## Problem requirements
Retype, exactly as written, every line from the one containing "Write self-contained HTML" down to the one containing "neue Partner (2.2)</text>", including both, and nothing else.

## Supplied material
begin
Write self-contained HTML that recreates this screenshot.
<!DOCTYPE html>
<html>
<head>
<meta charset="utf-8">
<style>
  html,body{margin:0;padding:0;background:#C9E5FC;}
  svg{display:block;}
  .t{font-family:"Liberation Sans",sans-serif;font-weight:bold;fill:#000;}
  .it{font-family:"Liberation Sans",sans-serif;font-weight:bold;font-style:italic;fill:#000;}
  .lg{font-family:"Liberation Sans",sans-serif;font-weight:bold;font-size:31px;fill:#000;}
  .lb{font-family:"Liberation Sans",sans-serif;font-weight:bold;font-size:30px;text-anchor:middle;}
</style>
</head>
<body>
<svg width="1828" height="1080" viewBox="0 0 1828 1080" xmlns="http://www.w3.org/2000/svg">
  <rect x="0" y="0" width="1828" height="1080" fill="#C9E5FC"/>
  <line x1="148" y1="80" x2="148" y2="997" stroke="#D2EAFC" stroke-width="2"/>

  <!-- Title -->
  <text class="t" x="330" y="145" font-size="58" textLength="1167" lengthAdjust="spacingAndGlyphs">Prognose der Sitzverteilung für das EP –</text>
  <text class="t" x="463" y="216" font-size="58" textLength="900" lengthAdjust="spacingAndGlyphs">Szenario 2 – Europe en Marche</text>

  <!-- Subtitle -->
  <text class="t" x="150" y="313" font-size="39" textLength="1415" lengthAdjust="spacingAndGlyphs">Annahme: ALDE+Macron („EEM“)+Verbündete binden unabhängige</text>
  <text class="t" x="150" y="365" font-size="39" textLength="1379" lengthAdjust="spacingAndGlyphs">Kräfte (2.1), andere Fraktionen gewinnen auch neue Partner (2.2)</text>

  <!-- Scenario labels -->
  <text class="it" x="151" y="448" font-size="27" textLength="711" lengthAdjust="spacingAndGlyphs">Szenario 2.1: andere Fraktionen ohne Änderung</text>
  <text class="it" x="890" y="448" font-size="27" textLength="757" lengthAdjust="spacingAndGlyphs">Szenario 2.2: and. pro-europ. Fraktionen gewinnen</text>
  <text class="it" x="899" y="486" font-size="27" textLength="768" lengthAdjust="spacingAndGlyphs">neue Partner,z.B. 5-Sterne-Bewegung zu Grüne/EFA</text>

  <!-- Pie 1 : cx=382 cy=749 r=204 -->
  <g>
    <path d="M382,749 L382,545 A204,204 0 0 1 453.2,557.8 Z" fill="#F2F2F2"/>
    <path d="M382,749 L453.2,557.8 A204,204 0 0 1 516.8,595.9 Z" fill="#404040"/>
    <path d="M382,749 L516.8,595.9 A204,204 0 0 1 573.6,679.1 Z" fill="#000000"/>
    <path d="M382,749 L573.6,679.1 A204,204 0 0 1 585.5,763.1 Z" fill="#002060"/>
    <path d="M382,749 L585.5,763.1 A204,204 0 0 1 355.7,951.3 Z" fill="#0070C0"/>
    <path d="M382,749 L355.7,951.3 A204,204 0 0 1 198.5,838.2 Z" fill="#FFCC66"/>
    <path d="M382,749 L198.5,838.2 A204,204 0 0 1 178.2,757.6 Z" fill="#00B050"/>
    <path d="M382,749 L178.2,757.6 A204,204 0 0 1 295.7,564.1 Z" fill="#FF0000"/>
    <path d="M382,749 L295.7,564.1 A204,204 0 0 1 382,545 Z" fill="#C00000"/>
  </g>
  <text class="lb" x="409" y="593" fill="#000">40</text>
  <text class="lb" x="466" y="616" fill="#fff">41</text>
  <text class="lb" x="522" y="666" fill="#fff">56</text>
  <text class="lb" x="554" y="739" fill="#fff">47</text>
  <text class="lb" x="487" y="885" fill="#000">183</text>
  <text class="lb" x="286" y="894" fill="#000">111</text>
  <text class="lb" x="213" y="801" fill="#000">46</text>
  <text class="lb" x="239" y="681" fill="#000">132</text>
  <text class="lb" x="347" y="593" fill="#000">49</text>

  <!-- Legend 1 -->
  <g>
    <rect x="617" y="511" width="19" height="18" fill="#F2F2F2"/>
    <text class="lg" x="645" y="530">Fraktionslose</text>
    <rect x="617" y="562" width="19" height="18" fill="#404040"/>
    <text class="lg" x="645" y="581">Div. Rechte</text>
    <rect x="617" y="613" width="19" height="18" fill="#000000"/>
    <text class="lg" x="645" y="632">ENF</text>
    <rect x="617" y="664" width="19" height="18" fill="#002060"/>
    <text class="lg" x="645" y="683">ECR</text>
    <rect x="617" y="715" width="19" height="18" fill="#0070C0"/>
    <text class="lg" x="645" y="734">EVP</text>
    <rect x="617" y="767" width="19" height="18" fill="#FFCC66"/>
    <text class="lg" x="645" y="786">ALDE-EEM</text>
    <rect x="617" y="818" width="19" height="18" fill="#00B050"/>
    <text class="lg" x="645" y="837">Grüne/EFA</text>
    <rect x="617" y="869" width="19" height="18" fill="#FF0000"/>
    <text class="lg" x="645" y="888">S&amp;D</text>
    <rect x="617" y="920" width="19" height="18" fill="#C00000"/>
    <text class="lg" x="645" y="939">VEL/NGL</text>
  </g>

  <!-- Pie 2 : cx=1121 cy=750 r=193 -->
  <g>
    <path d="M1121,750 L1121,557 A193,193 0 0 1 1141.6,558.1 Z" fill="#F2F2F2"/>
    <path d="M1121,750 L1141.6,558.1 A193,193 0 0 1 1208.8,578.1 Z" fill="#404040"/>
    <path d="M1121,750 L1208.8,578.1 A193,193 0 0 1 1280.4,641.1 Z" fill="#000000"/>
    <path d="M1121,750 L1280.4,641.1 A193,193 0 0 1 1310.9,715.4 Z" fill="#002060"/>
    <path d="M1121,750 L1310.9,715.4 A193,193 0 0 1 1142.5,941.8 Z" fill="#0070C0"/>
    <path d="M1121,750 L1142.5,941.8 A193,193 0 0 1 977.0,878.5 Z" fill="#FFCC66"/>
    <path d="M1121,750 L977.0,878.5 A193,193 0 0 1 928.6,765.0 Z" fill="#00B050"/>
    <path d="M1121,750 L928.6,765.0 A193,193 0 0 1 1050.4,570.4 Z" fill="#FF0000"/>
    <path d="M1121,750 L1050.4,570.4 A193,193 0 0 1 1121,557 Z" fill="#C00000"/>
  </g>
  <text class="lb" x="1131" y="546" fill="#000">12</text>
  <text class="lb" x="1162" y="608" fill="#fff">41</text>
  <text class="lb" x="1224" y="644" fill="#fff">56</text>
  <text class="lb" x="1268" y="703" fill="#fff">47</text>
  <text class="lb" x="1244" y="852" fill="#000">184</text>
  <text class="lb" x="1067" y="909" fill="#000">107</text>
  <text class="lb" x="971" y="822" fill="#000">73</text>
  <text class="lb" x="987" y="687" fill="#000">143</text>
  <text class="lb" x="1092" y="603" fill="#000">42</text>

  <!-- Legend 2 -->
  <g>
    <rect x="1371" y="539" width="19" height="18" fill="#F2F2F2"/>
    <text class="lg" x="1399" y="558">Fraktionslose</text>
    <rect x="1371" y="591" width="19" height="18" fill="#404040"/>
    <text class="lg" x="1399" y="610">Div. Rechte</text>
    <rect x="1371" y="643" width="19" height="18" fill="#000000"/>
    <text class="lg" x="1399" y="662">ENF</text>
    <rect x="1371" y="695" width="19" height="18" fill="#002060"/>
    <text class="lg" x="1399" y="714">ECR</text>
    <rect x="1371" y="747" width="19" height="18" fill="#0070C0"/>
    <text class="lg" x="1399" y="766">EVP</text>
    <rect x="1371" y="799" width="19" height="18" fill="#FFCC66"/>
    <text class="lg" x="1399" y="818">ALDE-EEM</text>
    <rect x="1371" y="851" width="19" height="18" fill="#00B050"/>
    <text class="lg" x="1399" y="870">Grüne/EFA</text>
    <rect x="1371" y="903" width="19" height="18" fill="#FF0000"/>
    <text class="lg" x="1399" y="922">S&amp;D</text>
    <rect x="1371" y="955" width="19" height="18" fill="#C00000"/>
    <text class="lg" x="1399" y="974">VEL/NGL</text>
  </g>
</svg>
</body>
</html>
end
begin
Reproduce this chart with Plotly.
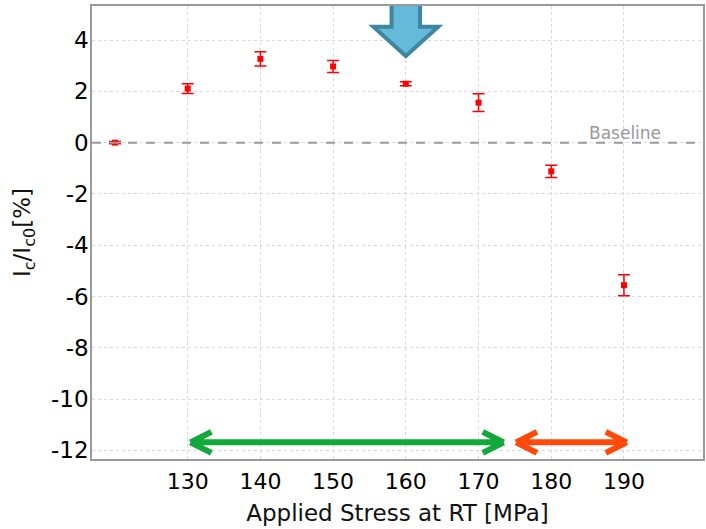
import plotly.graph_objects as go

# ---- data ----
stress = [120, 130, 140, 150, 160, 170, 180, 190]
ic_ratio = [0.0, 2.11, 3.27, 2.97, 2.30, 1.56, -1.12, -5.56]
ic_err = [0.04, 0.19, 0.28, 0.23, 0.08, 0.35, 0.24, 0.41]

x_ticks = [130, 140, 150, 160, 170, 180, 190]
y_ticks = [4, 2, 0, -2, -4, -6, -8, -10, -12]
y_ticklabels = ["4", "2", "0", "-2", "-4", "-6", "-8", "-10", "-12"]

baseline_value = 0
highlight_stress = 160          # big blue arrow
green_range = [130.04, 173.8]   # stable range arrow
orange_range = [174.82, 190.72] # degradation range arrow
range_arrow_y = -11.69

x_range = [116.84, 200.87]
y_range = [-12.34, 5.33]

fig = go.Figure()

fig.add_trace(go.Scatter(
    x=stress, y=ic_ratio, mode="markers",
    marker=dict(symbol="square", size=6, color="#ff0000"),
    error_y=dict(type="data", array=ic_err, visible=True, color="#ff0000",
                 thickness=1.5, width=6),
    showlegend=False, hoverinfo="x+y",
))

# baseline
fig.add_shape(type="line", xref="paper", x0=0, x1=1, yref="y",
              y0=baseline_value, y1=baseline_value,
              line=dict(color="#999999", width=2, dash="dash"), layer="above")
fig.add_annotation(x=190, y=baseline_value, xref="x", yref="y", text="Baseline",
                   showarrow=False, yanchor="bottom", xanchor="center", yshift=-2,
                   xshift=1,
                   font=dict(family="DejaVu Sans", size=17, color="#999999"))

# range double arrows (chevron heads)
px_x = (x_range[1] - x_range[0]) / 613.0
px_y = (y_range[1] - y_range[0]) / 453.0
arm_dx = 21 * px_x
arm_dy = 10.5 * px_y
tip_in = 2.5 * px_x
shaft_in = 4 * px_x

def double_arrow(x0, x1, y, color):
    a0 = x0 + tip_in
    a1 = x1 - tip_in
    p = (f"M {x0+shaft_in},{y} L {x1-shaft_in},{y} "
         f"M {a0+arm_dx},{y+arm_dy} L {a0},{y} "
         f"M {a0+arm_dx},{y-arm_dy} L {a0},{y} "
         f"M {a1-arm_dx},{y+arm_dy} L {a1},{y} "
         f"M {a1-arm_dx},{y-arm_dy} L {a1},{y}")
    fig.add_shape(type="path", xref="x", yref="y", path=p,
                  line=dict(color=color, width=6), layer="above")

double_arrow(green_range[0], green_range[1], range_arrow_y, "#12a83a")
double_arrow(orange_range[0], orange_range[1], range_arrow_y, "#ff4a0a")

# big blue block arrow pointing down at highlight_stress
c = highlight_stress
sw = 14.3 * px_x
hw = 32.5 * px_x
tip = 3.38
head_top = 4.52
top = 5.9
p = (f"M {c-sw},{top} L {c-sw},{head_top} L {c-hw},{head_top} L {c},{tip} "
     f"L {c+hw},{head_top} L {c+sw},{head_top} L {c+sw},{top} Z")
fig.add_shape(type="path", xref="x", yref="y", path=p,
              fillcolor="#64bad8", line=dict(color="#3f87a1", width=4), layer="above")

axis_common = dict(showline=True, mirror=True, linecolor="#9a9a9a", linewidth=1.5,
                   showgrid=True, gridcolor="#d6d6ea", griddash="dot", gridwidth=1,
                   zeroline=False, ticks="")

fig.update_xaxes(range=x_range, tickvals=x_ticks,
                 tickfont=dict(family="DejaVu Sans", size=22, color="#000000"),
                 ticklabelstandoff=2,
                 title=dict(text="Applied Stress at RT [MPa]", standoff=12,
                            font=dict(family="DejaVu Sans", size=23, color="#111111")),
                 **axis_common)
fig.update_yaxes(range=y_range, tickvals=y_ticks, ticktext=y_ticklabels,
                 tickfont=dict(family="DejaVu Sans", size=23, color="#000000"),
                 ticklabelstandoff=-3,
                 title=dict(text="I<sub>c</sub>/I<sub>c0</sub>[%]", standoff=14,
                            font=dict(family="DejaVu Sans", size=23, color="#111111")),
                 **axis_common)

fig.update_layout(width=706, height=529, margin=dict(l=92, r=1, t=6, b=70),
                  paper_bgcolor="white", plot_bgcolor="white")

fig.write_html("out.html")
end
begin
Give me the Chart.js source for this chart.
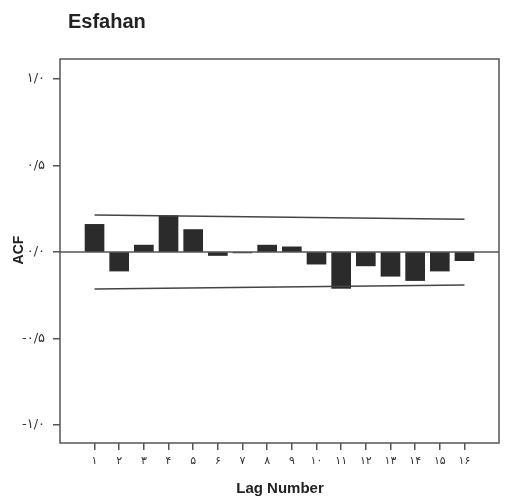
end
## Task output
Write self-contained HTML that recreates this screenshot.
<!DOCTYPE html>
<html>
<head>
<meta charset="utf-8">
<style>
  html,body{margin:0;padding:0;background:#C9E5FC;}
  svg{display:block;}
  .t{font-family:"Liberation Sans",sans-serif;font-weight:bold;fill:#000;}
  .it{font-family:"Liberation Sans",sans-serif;font-weight:bold;font-style:italic;fill:#000;}
  .lg{font-family:"Liberation Sans",sans-serif;font-weight:bold;font-size:31px;fill:#000;}
  .lb{font-family:"Liberation Sans",sans-serif;font-weight:bold;font-size:30px;text-anchor:middle;}
</style>
</head>
<body>
<svg width="1828" height="1080" viewBox="0 0 1828 1080" xmlns="http://www.w3.org/2000/svg">
  <rect x="0" y="0" width="1828" height="1080" fill="#C9E5FC"/>
  <line x1="148" y1="80" x2="148" y2="997" stroke="#D2EAFC" stroke-width="2"/>

  <!-- Title -->
  <text class="t" x="330" y="145" font-size="58" textLength="1167" lengthAdjust="spacingAndGlyphs">Prognose der Sitzverteilung für das EP –</text>
  <text class="t" x="463" y="216" font-size="58" textLength="900" lengthAdjust="spacingAndGlyphs">Szenario 2 – Europe en Marche</text>

  <!-- Subtitle -->
  <text class="t" x="150" y="313" font-size="39" textLength="1415" lengthAdjust="spacingAndGlyphs">Annahme: ALDE+Macron („EEM“)+Verbündete binden unabhängige</text>
  <text class="t" x="150" y="365" font-size="39" textLength="1379" lengthAdjust="spacingAndGlyphs">Kräfte (2.1), andere Fraktionen gewinnen auch neue Partner (2.2)</text>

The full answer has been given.